Only a few nights prior, in the company of the same boy, I’d skied by headlamp into a squall, the spiraling flakes magnified by the bright-lit cones of light cast from our foreheads, the trees waving and creaking in the wind. We skied to the height of our land, then cut across a wet area where often the deer bed in fall, maybe it’s a bog, maybe it’s not, and on this night a grouse burst from the snow directly beneath my skis. Its frantically beating wings brushed my arm and if only I’d had half a mind, I could have reached out and plucked it from the air. But in that moment half a mind was half a mind too much, and the bird landed high in a nearby spruce. Rye and I skied on into the storm.
It’s been a serious winter. Snow on the ground since mid-November, and only one significant thaw. In many places, the snowbanks along the back roads are higher than the roof of our car; mailboxes are carved out of their depths and driveways split them, narrowed to car-width tunnels by the accumulated snow. The cows’ fence – a good 40-inches off the ground – became buried in places, and they finally decided they’d had enough of their winter stomping grounds, and stepped right over it. And so now are confined to the smaller, plank-fenced paddock until the barbed wire reappears. We’re behind on next year’s firewood – the snow is simply too deep for the tractor to navigate – but not too far behind; during that one extended thaw, back in the old year, I felled and skidded a nice pile of sugar maple logs, and I know right where the rest is coming from.

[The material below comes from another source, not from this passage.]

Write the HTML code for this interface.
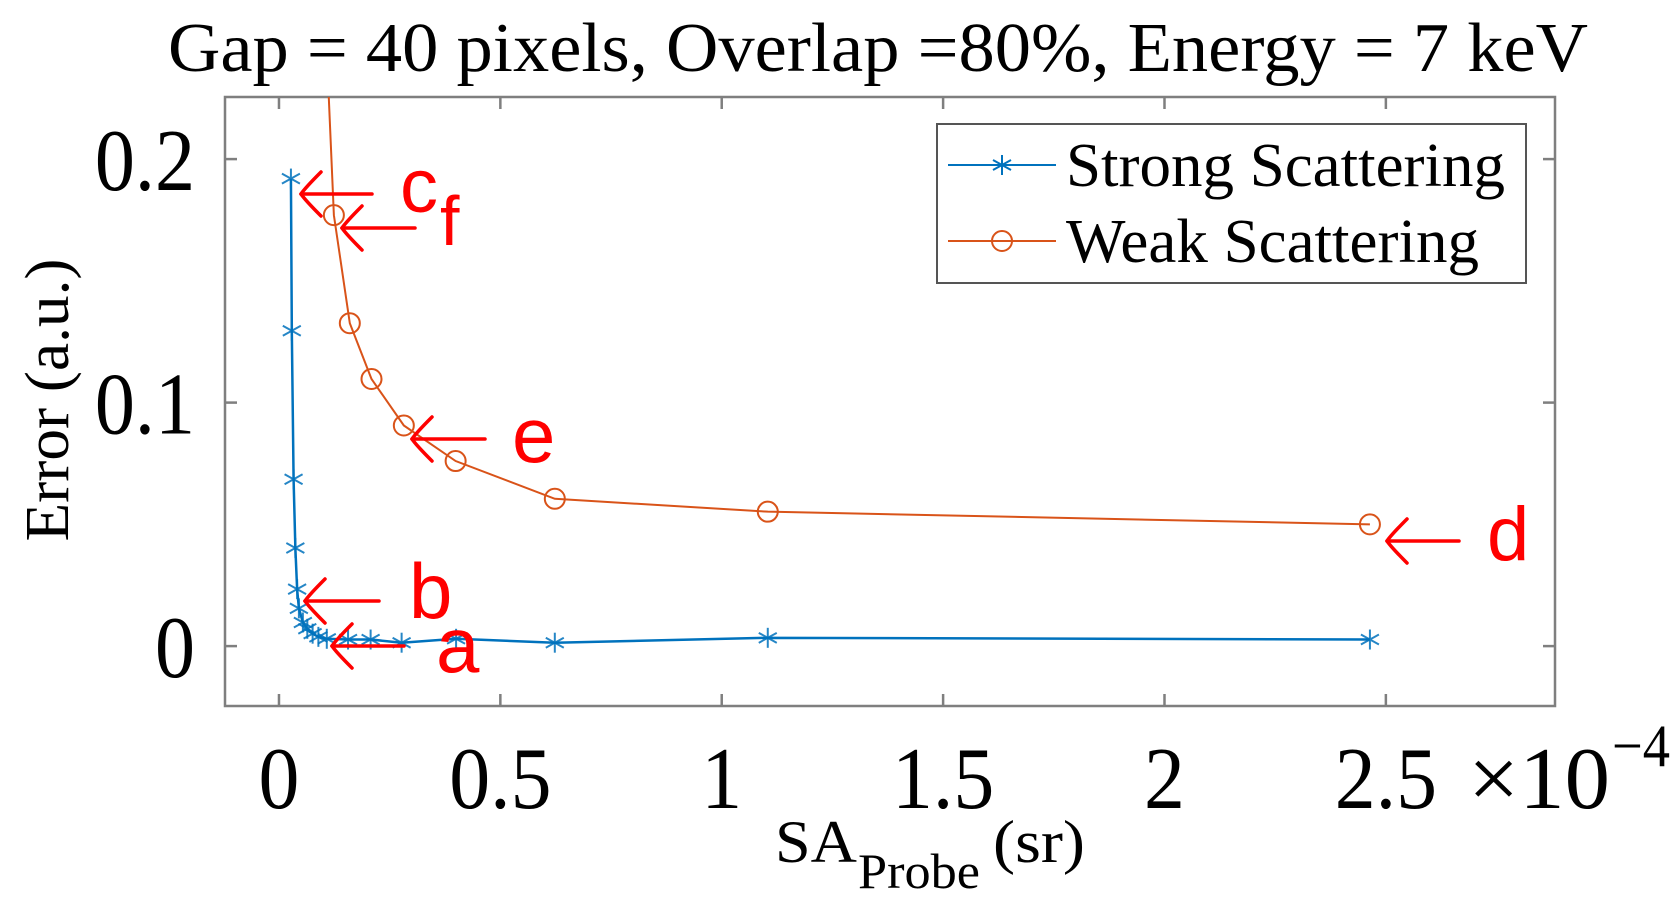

I am writing plenty, though not here, obviously, and mostly for money, which of course is at once a blessing and curse, though I’m not so jaded as to realize it’s more of the former than the latter. I’m grateful for the work, as I’ve been grateful for this good winter, and also for the way the grouse’s wings felt against my jacketed arm, delicate and desperate at once, the bird rising fast through the slow falling snow. And I’m grateful for those of you who continue to read here, despite my long absences. Thank you.